Introduction and overview

There are many guides and introductions to Rust.

This one is something different: it is intended for the experienced programmer who already knows many other programming languages.

I try to be comprehensive enough to be a starting point for any area of Rust, but to avoid going into too much detail except where things are not as you might expect.

Also this guide is not entirely free of opinion, including recommendations of libraries (crates), tooling, etc.

Alternatives or supplements to this guide

Language

Rust is a compiled language.

Rust's execution model is imperative, with strict evaluation (except that there are types that embody lazy evaluation).

Rust is statically typed, with an algebraic type system. It supports generic types (parameterised types) and generic functions. Monomorphisation and dynamic despatch are both supported (chosen at the point where a generic type is referred to). Type inference is supported in some contexts, especially local variables.

Rust is memory-safe and thread-safe, but with a clearly-defined and well-used unsafe escape hatch.

Concurrency is supported by multithreading, and alternatively via a green-threads-based async system. Concurrent Rust programs are still memory-safe.

There is no garbage collector. Stack objects are explicitly defined and automatically deallocated. Heap objects are explicitly allocated, and automatically deallocated when their references go out of scope. Rust has a novel memory and object lifetime management approach with lifetime-based aliasing/mutability rules.

There are two macro systems for metaprogramming: a pattern matcher (macro_rules!) and a very powerful system of arbitrary code transformation (proc_macro).

There are fully-supported stripped-down profiles of the Rust standard library without OS functions (alloc), and without even a memory allocator (core), for use in embedded situations.

The concrete syntax has many influences. The basic function and expression syntax resembles "bracey" languages, but with some wrinkles. Notably: ( ) are not required around the control expression for if etc. but { } are required around the controlled statement block; and, presence vs absence of ; at the end of a block is highly significant.

There is little meaningful separate compilation. The usual aggregation of the Rust libraries making up a single Rust program involves obtaining all of the source code to all the libraries and building them into a single executable with static linking.

There is a good FFI system to talk to C (and libraries for convenient interfacing to C++, WASM, Python,...) Generally, dynamic linking is still used for FFI libraries.

The unit of compilation is large: the "crate", not file or module.

Implementation, docs, tooling, etc.

There is one principal implementation, rustc which is maintained by the Rust project itself, alongside the specifications and documentation.

Compilation is slow by comparison with many other modern languages, but the runtime speed of idiomatic Rust code is extremely good.

Code generation (to native code or WASM) is currently done via LLVM but projects to allow use of GCC and Cranelift are both at an advanced stage. There is also an IR interpreter used mostly for validation.

There is no formal language specification.
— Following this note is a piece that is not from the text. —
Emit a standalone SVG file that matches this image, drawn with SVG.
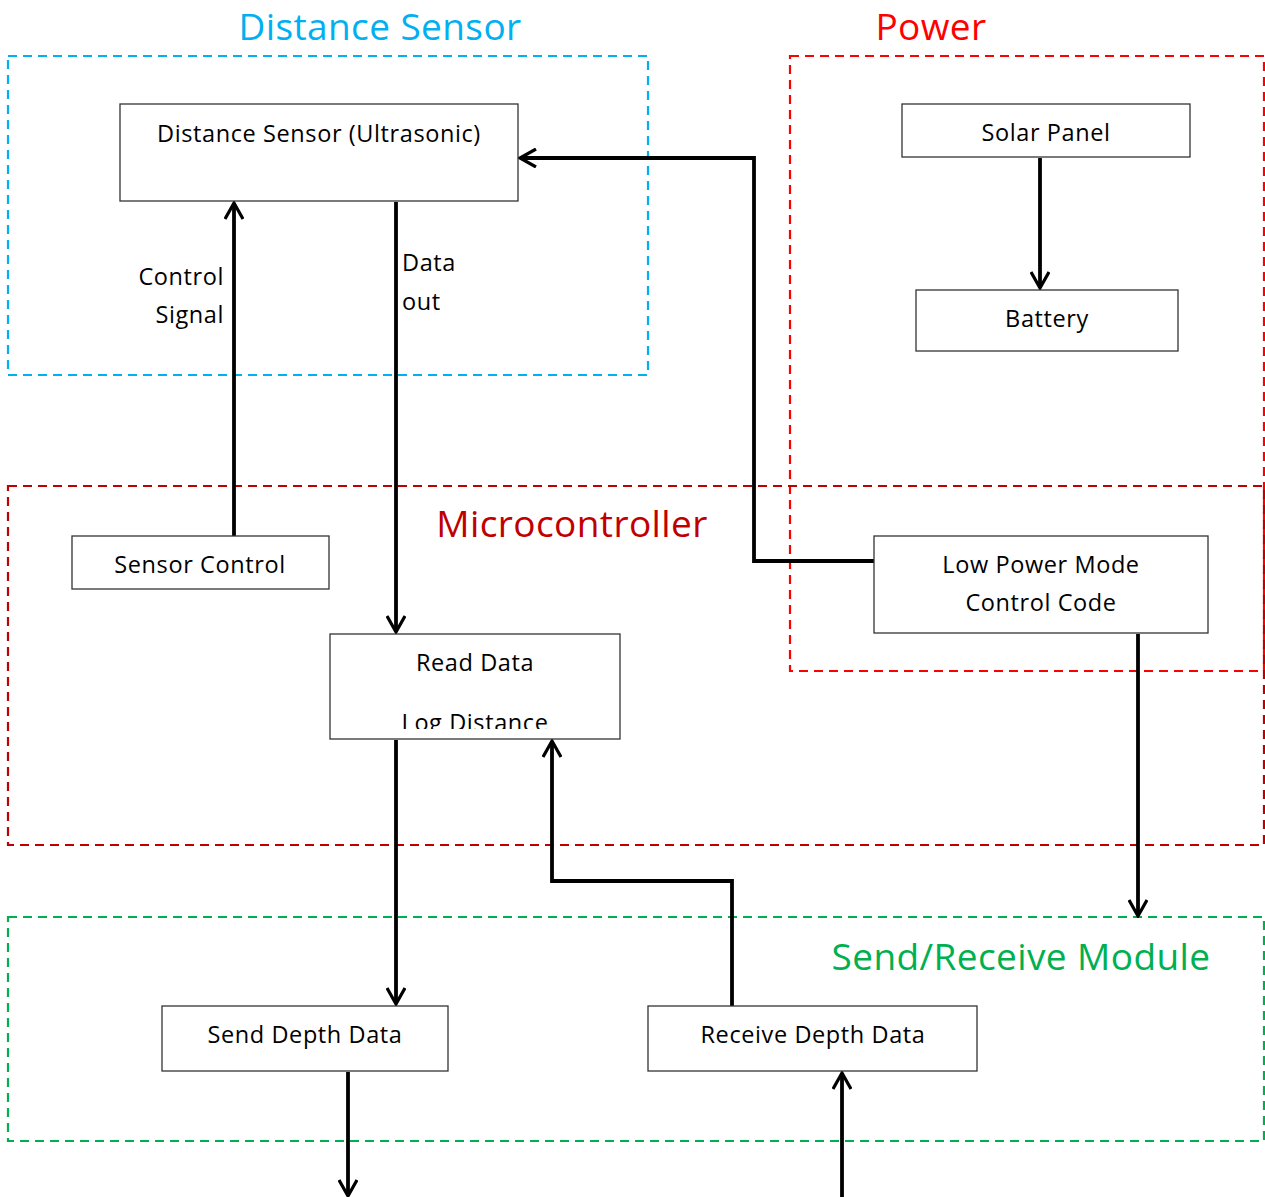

The Rust Reference has most of the syntax but usually lacks important information about semantics and details.

The standard library documentation is excellent and comprehensive.

For unsafe code, which plays with raw pointers etc., the semantics are formally but unofficially described in Stacked Borrows and programs can be checked by Miri, the interpreter for the Rust Mid-Intermediate Representation.

Rust is available in "stable", "beta" and "nightly" flavours. Rust intends to avoid (and in practice, generally does avoid) breaking existing code which was using stable interfaces.

There is excellent support for cross-compilation.

The project provides an online playground for playing with and sharing small experiments. This is heavily used as a stable way to share snippets, repros, etc., including in bug reports.

Obtaining Rust is canonically done with rustup, a pre-packaged installer/updater tool. rustup's rather alarming curl|bash install rune is mitigated by the care taken by the rustup maintainers; however, you will also end up using cargo which is more of a problem.

Library ecosystem

Rust relies heavily on its ecosystem of libraries (aka "crates"), and its convenient but securitywise-troubling language-specific package manager cargo. It is not practical to write any but the smallest programs without using external libraries.

Conversely, the library ecosystem is rich and generally of high quality although slightly lacking in certain areas (especially "webby" areas when compared with more "webby" languages).

The Rust ecosystem contains some exceptional and unique libraries, which can conveniently provide advanced capabilities found elsewhere only in special-purpose or research languages (if at all).

The combination of static linking of Rust libraries, with heavy use of monomorphised generic code, can lead to very large binaries.

The Rust Project

The Rust Project has robust and mature governance and review processes. The compiler implementation quality is high and the project is exceptionally welcoming.

Notable ideological features of the Rust community are:

  • A strong desire to help the programmer write correct code, including a desire for the compiler to take responsibility for preventing programmer error.
  • Pride in helping users write performant code.
  • Effective collaboration between practising developers and academic programming language and formal methods experts. (Comprehensive survey.)

There is also a strong desire to help the programmer with accessible documentation and useful error messages, but generally ease of programming is traded off in favour of correctness, and sometimes performance.